Step 1: Ensure finite retention
Before or during the upgrade, operators must ensure that __remote_log_metadata has finite retention, so that very old records can eventually be removed:
- Configure a finite value for retention.ms
This step bounds how far back the audit history can go and ensures that legacy data will age out over time.
Step 2: Rolling upgrade brokers
Perform a standard rolling upgrade of all brokers (and controllers) to the new version that implements this KIP.
As brokers are upgraded and become leaders for partitions:
They start writing keyed
metadata records to __remote_log_metadata, using:
topicId:partition:endOffset:brokerLeaderEpochThey emit tombstones for segments and partitions when:
- A segment reaches DELETE_SEGMENT_FINISHED and is deleted from remote storage.
- A partition reaches DELETE_PARTITION_FINISHED.
During this step:
- Older records (written by previous versions) remain readable and are still used by consumers.
- Tiered storage remains fully functional; no freeze or special coordination is required.
Step 3: Let retention prune legacy data
After the entire cluster is running the new version:
- Continue normal operation and wait for at least one full retention.ms window for __remote_log_metadata.
Over this period:
- Records older than retention.ms are removed according to the configured retention policy.
- The topic gradually becomes dominated by:
- New keyed records (with BrokerLeaderEpoch and EndOffset), and
- Their corresponding tombstones.
At the end of this period, most or all legacy records that do not follow the new keyed/tombstone pattern will have expired.

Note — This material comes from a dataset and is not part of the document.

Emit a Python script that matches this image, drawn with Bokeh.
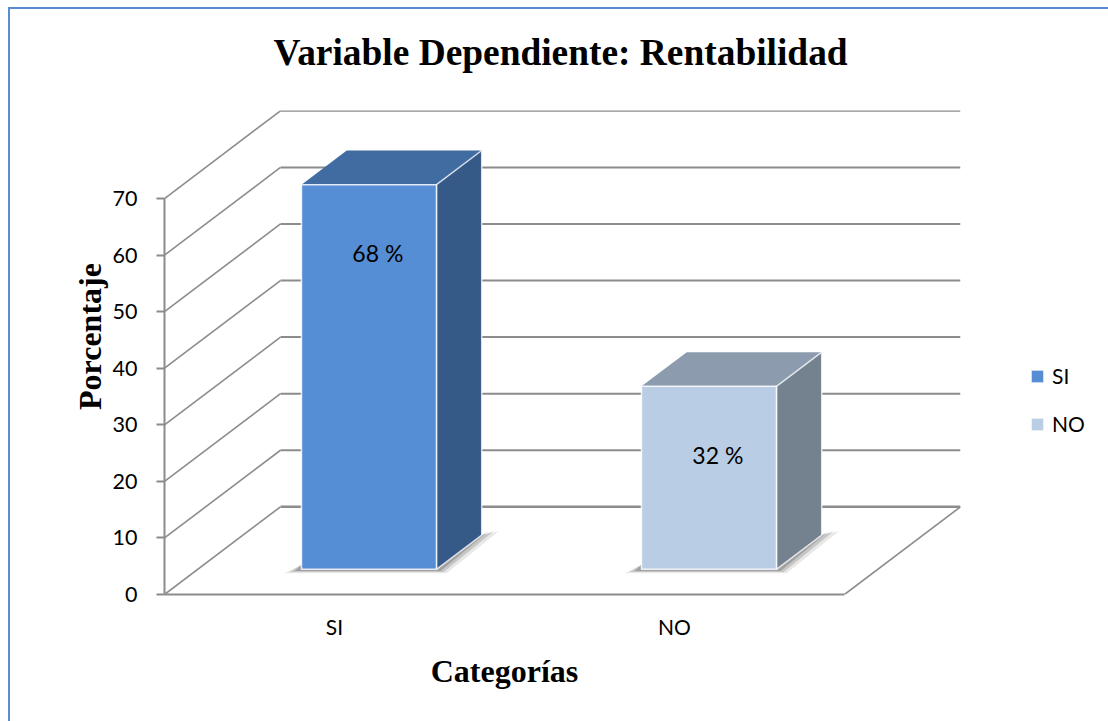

Step 4: Compaction configuration
For existing clusters, compaction needs to be enabled (or confirmed) on __remote_log_metadata so that the log remains bounded and efficient.
After at least one retention window has passed (Step 3) and operators are comfortable that the topic is mostly populated with new keyed records, they should update the topic configuration to:
cleanup.policy=compact // the following 3 parameters can be configured to the appropriate value as the user needs min.cleanable.dirty.ratio=0.1 delete.retention.ms=86400000 segment.ms=3600000
With this configuration, the log cleaner:
- Compacts multiple updates per key to the latest value.
- Eventually removes tombstoned segments and partitions fully from the log.
- Maintains a stable topic size proportional to the active remote segments and the bounded audit horizon.
Test Plan
Topic Functionality Tests
Confirm all metadata events are properly written to both topics with correct key formats
Validate that the compacted topic maintains only the latest state per segment while the original topic preserves full history
Migration Verification
Migration (Existing Clusters)
- With finite retention.ms, upgrade brokers.
- Confirm new records are keyed and readable.
- Rebuild RemoteLogMetadataCache from __remote_log_metadata and verify:
- All expected remote segments are present.
- Offsets and states are correct.
- After ≥ one retention window and with compaction enabled (if not already), confirm:
- Logical state (live segments, states) is unchanged.
- Topic only contains keyed records and tombstones.
Durability and Recovery Tests
Simulate broker failures during various stages of segment lifecycle (upload, deletion)
Test leader changes during metadata operations to verify correct handling of concurrent operations
Verify metadata consistency after unclean shutdowns and broker restarts
Performance Benchmarks
Measure broker startup time before and after implementation
Compare metadata topic size growth over time between current and new implementation
Rejected Alternatives
Alternative A: Snapshot Approach (KAFKA-19265)
Rejected Reasons:
Distributed Coordination Complexity: Creating consistent snapshots across distributed brokers with different partition leaders is extremely challenging and error-prone.
Leader Transition Reliability: Ensuring new leaders receive the latest snapshot during transitions is difficult to guarantee, especially during network partitions or failures.
Recovery Vulnerabilities: Corrupted or incomplete snapshots would require complex recovery procedures, potentially defeating the purpose of having snapshots.
Operational Overhead: Additional storage requirements, snapshot management create significant operational burden.
Alternative B: Adjust Retention Time Based on Maximum Tiered Storage Topic Retention
Rejected Reasons:
Fails to Address Core Problem: This approach doesn't solve the unbounded metadata growth issue - it merely postpones it by extending retention periods.
Resource Inefficiency and Lack of Granularity: Most metadata records would be retained far longer than necessary, wasting the storage and impacting query and bootstrap performance.
Implementation Complexity: Creating a mechanism to track and dynamically update retention across all tiered storage topics introduces unnecessary complexity.
Risk of Irrecoverable Metadata Loss: If the remote storage module experiences downtime, truncating the
__remote_log_metadatatopic based on retention policies could lead to permanent loss of remote log metadata, even when the remote storage still has those remote log segments, it will cause certain discrepancy between the remote storage and remote logsegment metadata state broker is preserving.